Sie haben Ausdauer. Die Menschen, die seit Ende November jeden Abend in der georgischen Hauptstadt Tiflis und anderswo demonstrieren. Mal waren es Zehntausende. Dann wieder kleinere Gruppen.
Meistens dabei ist die Bernerin Barbara Gimelli Sulashvili, die seit bald zwanzig Jahren in Georgien lebt. Sie und ihr georgischer Mann Gigi haben vier Kinder.
«Wo sind wir hingekommen mit diesem Georgischen Traum?», fragt Barbara Gimelli Sulashvili und gibt die Antwort selbst: «Menschen, die für Freiheit und Selbstbestimmung friedlich demonstrieren, werden zusammengeschlagen und zu politischen Häftlingen.» Die demokratischen Institutionen würden vereinnahmt und zu formalen Hülsen ausgehöhlt.
Verhaftungen, Misshandlungen und Erniedrigungen
Am 28. November hatte die von der Partei «Georgischer Traum» dominierte Regierung bekannt gegeben, dass das Land die Beitrittsverhandlungen mit der Europäischen Union auf Eis lege – bis 2028. Das ärgerte die Menschen wohl noch mehr als die umstrittenen Parlamentswahlen vom Oktober.
Die Regierung reagierte auf die Proteste in einer Art, die wenig mit Europa, aber mehr mit Ländern wie Belarus oder Russland zu tun hat. Menschenrechtsorganisationen berichten von Hunderten Verhaftungen, Misshandlungen, Erniedrigungen und Gerichtsprozessen, bei denen den Demonstranten teils Jahre Haft drohen.
Die USA und die EU haben zwar Sanktionen ausgesprochen, aber bisher anscheinend zu schwache, um in Georgien ein Umdenken bei der Regierung zu erreichen. In Russland wird derzeit wohl mit Zufriedenheit beobachtet, wie ein georgischer EU-Beitritt in weite Ferne rückt. Viele Oppositionelle sagen gar: Russland beeinflusse im Hintergrund aktiv die Politik der georgischen Regierung.
Zunehmend autoritäre und antiwestliche Regierung
«Wir machen eine pragmatische Friedenspolitik», sagt Lewan Machaschwili, Parlamentarier der Regierungspartei «Georgischer Traum». Man versuche, Schritte zu verhindern, die zu einem Krieg mit Russland führen könnten.

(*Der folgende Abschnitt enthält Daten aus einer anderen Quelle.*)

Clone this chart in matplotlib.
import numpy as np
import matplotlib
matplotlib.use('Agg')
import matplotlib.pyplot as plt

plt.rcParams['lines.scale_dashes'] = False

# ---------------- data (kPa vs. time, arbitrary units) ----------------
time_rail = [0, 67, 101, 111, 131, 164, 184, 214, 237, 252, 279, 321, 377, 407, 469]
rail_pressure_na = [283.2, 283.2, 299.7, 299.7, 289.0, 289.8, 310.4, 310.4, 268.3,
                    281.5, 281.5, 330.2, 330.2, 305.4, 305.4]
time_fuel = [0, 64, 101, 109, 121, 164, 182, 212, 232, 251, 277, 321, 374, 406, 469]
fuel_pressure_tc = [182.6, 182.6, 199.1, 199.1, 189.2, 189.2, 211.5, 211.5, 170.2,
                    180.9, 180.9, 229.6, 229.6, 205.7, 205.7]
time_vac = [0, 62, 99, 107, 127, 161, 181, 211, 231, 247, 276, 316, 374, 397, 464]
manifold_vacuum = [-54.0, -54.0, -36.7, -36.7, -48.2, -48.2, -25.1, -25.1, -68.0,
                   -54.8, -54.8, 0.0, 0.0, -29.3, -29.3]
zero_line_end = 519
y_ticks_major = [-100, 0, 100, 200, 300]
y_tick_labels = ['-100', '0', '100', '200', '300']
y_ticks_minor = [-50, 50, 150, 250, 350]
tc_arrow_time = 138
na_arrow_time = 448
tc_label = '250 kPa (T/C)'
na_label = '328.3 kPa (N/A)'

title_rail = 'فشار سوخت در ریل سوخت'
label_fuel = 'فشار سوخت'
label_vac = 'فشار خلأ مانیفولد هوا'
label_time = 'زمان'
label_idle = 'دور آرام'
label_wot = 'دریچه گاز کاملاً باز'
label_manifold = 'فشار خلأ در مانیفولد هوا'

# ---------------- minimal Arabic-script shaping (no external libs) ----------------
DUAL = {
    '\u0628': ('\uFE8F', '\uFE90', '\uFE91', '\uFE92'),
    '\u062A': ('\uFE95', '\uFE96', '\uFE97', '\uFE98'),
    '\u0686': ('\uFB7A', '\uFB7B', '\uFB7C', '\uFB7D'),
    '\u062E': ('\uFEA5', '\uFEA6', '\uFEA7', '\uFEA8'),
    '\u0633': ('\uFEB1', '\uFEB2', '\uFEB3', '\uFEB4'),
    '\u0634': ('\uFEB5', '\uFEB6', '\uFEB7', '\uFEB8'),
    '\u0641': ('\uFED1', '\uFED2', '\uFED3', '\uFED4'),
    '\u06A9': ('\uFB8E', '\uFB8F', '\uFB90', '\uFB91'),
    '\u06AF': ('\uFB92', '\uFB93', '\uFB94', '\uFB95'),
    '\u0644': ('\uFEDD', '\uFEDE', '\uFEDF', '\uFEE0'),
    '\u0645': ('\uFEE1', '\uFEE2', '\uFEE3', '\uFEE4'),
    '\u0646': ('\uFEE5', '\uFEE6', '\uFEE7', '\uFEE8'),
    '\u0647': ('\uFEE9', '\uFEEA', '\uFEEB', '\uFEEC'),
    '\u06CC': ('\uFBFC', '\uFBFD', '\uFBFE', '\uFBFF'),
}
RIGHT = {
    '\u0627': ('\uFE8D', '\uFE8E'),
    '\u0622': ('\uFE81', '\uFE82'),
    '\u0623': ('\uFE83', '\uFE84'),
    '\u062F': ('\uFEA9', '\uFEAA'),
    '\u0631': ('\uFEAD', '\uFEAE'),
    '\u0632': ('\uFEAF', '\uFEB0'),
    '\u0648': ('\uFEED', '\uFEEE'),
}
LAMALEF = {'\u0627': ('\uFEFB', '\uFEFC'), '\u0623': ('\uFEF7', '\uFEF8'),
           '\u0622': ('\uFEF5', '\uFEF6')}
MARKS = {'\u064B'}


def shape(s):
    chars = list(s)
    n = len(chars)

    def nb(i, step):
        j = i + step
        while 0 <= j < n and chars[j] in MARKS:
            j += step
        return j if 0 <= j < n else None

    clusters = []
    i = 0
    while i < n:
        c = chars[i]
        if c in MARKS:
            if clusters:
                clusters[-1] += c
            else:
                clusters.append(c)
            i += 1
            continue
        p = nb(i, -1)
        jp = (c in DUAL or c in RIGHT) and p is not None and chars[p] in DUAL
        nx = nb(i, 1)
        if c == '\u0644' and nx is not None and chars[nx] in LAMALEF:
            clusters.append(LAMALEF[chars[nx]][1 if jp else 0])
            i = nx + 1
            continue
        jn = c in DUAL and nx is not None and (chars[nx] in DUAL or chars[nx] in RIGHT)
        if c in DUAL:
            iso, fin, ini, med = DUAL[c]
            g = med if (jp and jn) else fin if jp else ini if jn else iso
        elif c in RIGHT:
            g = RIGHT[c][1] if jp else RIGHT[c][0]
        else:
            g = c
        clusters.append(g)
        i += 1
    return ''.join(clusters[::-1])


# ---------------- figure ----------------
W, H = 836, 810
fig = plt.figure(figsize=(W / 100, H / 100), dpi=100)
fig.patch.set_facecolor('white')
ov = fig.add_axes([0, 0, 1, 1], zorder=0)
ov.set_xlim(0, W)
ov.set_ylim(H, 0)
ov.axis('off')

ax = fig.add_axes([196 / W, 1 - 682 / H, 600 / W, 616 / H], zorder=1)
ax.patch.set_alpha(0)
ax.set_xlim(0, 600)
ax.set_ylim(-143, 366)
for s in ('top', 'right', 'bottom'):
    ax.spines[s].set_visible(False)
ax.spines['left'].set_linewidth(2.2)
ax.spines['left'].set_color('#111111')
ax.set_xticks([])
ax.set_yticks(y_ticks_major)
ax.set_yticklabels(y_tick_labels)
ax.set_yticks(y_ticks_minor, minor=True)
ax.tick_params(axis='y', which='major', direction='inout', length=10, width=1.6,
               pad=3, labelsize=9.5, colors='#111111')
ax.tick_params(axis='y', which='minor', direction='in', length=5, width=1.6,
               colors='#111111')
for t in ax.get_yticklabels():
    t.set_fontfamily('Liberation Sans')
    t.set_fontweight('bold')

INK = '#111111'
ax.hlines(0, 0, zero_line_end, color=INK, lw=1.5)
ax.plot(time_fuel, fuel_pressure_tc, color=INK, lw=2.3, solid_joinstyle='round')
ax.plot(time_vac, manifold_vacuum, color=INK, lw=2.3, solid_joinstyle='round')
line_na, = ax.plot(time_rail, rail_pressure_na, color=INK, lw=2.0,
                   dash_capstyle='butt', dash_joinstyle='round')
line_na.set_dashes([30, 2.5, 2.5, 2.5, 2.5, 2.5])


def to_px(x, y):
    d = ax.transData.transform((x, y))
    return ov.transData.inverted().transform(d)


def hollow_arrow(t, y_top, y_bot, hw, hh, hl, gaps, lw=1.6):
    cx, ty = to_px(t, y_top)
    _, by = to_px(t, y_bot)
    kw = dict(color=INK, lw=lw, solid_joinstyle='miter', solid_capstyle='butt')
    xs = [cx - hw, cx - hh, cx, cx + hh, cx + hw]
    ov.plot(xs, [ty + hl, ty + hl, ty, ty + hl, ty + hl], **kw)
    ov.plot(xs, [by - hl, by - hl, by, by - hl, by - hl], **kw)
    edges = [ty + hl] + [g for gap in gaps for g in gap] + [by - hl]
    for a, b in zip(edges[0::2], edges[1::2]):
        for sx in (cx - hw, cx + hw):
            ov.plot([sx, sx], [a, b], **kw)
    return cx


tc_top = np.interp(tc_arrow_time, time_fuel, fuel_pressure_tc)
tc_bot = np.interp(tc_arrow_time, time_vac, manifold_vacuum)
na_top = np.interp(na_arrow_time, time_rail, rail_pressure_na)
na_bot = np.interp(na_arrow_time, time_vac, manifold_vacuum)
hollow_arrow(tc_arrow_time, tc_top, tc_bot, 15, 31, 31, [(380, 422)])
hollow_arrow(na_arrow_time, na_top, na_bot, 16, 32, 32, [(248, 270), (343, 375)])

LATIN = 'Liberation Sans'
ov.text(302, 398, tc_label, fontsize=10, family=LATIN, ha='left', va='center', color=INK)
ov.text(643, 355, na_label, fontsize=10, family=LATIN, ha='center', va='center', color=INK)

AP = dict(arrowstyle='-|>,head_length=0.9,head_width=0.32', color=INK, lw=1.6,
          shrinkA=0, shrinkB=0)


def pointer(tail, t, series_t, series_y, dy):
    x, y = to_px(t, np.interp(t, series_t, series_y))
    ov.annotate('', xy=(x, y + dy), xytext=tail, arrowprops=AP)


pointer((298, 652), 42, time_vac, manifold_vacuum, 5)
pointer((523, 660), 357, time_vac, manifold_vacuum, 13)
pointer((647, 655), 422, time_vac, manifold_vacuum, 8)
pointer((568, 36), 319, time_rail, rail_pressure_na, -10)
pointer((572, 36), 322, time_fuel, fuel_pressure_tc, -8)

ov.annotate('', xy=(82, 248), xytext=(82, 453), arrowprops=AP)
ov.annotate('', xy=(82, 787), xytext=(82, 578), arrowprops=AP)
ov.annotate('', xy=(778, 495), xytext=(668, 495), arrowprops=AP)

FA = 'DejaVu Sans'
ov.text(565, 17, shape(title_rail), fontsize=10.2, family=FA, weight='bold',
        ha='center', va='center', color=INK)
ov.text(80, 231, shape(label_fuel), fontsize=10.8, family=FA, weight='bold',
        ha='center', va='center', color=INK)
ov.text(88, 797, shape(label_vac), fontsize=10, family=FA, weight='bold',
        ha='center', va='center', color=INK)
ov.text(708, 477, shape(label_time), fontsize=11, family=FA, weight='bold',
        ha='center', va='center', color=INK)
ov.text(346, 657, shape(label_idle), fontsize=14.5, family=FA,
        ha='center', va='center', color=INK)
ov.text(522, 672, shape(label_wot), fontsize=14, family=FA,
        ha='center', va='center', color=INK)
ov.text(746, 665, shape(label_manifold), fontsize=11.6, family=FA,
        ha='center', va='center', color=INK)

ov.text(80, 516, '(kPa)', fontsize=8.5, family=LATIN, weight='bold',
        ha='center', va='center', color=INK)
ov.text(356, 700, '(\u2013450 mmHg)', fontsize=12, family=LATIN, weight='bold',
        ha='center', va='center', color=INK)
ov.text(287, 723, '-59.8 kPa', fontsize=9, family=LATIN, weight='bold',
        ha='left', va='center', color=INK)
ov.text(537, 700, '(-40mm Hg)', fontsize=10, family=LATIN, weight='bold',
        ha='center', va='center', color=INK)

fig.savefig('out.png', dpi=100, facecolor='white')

Geprägt wird die Politik seiner Partei vom Multimilliardären Bidsina Iwanischwili. Er kam mit seiner Partei vor zwölf Jahren an die Macht und versprach, die Beziehungen zu Russland zu verbessern, aber Georgien auch auf dem europäischen Weg weiterzuführen. Immerhin hat es bis zum EU-Kandidaten-Status gereicht.
Doch Iwanischwilis Politik wird immer autoritärer und antiwestlicher. Ähnlich wie Russland unterstützt er Gesetze gegen LGBT-Menschen oder vom Ausland mitfinanzierte Nichtregierungsorganisationen. Und jetzt das brutale Vorgehen der Regierung gegen die Opposition. Kurz: der «Georgische Traum» will zwar offiziell in die EU (wohl wissend, dass sich eine grosse Mehrheit der Menschen im Lande genau das wünscht), aber sie tun viel dafür, um die EU abzuschrecken.
Warum Iwanischwili diesen Kurs eingeschlagen hat, ist das grosse Rätsel. Steht er im Dienste Russlands? Oder geht es ihm nur um den Machterhalt? Oder um sein Vermögen?
Barbara Gimelli Sulashvili meint: Georgien stehe an einem Scheideweg. Dafür lohne es sich, Abend für Abend auf den Strassen Tiflis zu stehen und zu protestieren.